Les premières pages de ce premier roman sont particulièrement prometteuses. On est confrontés très rapidement à la condition des femmes dans les années 1960, à l’interdiction légale d’avorter mais aussi à la compréhension, la bienveillance de certains médecins et autres soignants. Quand des charlatans ont tout cassé sans aucune considération pour le corps malade, d’autres tentent de réparer, de soulager des douleurs qui ne s’avèrent pas uniquement physiques.

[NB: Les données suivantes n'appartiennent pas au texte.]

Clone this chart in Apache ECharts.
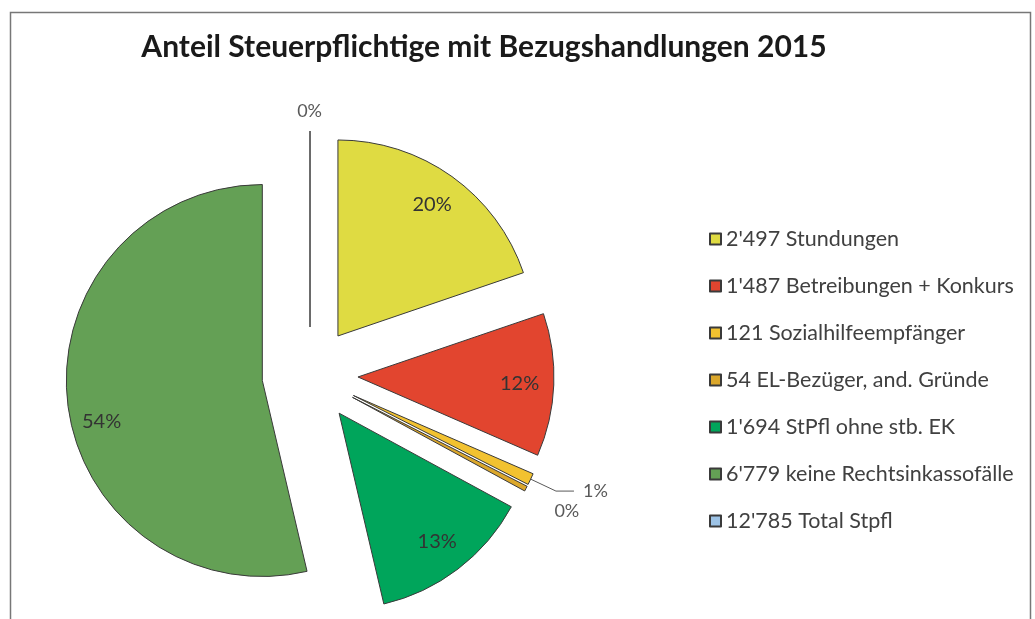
<!DOCTYPE html>
<html>
<head>
<meta charset="utf-8">
<script src="https://cdn.jsdelivr.net/npm/echarts@6/dist/echarts.min.js"></script>
<style>
  html, body { margin: 0; padding: 0; background: #fff; }
  #chart { width: 1035px; height: 619px; }
</style>
</head>
<body>
<div id="chart"></div>
<script>
// Werte aus der Grafik
const names = [
    "2'497 Stundungen",
    "1'487 Betreibungen + Konkurs",
    "121 Sozialhilfeempfänger",
    "54 EL-Bezüger, and. Gründe",
    "1'694 StPfl ohne stb. EK",
    "6'779 keine Rechtsinkassofälle",
    "12'785 Total Stpfl"
];
const values = [2497, 1487, 121, 54, 1694, 6779, 0];
const colors = ['#dfdb42', '#e2452f', '#f2c230', '#dba72b', '#00a55b', '#64a055', '#9dc3e6'];
const insideLabel = [true, true, false, false, true, true, false];

const chart = echarts.init(document.getElementById('chart'));

const R = 196;
const center = [310, 375];
const font = 'Lato, "Open Sans", sans-serif';

// Hauptkreis mit Rändern und den Beschriftungen aussen
const mainData = names.map((n, i) => {
    const item = {
        name: n,
        value: values[i],
        selected: true,
        itemStyle: { color: colors[i] },
        label: { show: !insideLabel[i] }
    };
    if (i === 2) {
        item.labelLine = { length: 28, length2: 18 };
        item.label = { show: true, padding: [0, 0, 14, 4] };
    }
    if (i === 3) {
        item.labelLine = { show: false, length: 48, length2: 0 };
        item.label = { show: true, distanceToLabelLine: -14 };
    }
    if (i === 6) {
        item.labelLine = { show: false, length: 20, length2: 0 };
        item.label = { show: true, distanceToLabelLine: -12 };
    }
    return item;
});

// transparenter Ring nur fuer die Prozente innen
const labelData = names.map((n, i) => ({
    name: n,
    value: values[i],
    selected: true,
    itemStyle: { color: 'rgba(0,0,0,0)', borderWidth: 0 },
    label: { show: insideLabel[i] }
}));

chart.setOption({
    animation: false,
    title: {
        text: 'Anteil Steuerpflichtige mit Bezugshandlungen 2015',
        left: 479,
        top: 27,
        textAlign: 'center',
        textStyle: { fontFamily: font, fontSize: 30, fontWeight: 'bold', color: '#1a1a1a' }
    },
    legend: {
        orient: 'vertical',
        left: 704,
        top: 223,
        icon: 'rect',
        itemWidth: 11,
        itemHeight: 11,
        itemGap: 25,
        selectedMode: false,
        data: names,
        textStyle: { fontFamily: font, fontSize: 21.5, color: '#404040' }
    },
    graphic: [{
        type: 'rect',
        shape: { x: 10.5, y: 12.5, width: 1020, height: 700 },
        style: { fill: 'none', stroke: '#777', lineWidth: 1.5 },
        silent: true
    }],
    series: [{
        type: 'pie',
        center: center,
        radius: R,
        startAngle: 90,
        clockwise: true,
        selectedMode: 'multiple',
        selectedOffset: 48,
        avoidLabelOverlap: false,
        minShowLabelAngle: 0,
        percentPrecision: 0,
        itemStyle: { borderColor: '#3a3a3a', borderWidth: 1 },
        label: {
            position: 'outside',
            formatter: '{d}%',
            fontFamily: font,
            fontSize: 18,
            color: '#595959'
        },
        labelLine: {
            show: true,
            length: 14,
            length2: 22,
            smooth: false,
            lineStyle: { color: '#595959', width: 1 }
        },
        labelLayout: { hideOverlap: false },
        emphasis: { disabled: true },
        data: mainData
    }, {
        type: 'pie',
        center: center,
        radius: [R * 0.62, R],
        startAngle: 90,
        clockwise: true,
        selectedMode: 'multiple',
        selectedOffset: 48,
        percentPrecision: 0,
        silent: true,
        label: {
            position: 'inside',
            formatter: '{d}%',
            fontFamily: font,
            fontSize: 20,
            color: '#333'
        },
        labelLine: { show: false },
        labelLayout: function (p) {
            return p.dataIndex === 5 ? { dy: 22 } : {};
        },
        emphasis: { disabled: true },
        data: labelData
    }]
});
</script>
</body>
</html>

Et puis c’est un contexte : on a le droit d’être amoureux mais pas jusqu’au bout. Il faut avant tout respecter les enseignements religieux, 60 ans après la séparation de l’Eglise et de l’Etat. Les filles sont forcément les fautives, elles ne méritent pas grande considération et ne parlons pas de respect. Jeanne doit faire face à cette réalité : elle ne sera pas soutenue par sa mère, elle est abandonnée par son amoureux, malmenée par le père médecin. C’est dur mais c’est la réalité de cette période.

Et puis à un moment, tout est chamboulé. Et j’ai perdu le fil. Littéralement. Je n’ai pas compris le rythme qui s’emballait, les années qui passaient sans que nous sachions ni où ni comment. De 1967, on passe à 1975 et la loi Veil pour le droit à l’avortement. Reda entre dans la danse et avec lui une autre problématique, celle de l'Algérie. Mais, pourquoi ? Qu’est-ce que ça apporte au récit ? Quelle est la valeur ajoutée du passé traumatisant de ce bel homme, engagé, doux, amoureux et ambitieux ? On n’avait pas assez des problèmes de Jeanne, de leurs problèmes de couple ? Il en fallait encore ? C’est là que je me suis sentie dépassée.

Indépendamment l’une de l’autre, les deux trajectoires sont passionnantes, ensemble c’est écœurant, il y a trop de malheurs en trop peu de place, trop peu de pages. Comme dans Une somme humaine d’Orcel, trop de malheurs ne créent pas la compassion mais au contraire, l’agacement.

Et c’est bien dommage car il y a vraiment de quoi passionner dans ce court roman !


« Dans son cœur, tous les abandons se confondent, ceux qu’elle a subis, celui qu’elle a commis. C’est un seul et même chagrin.»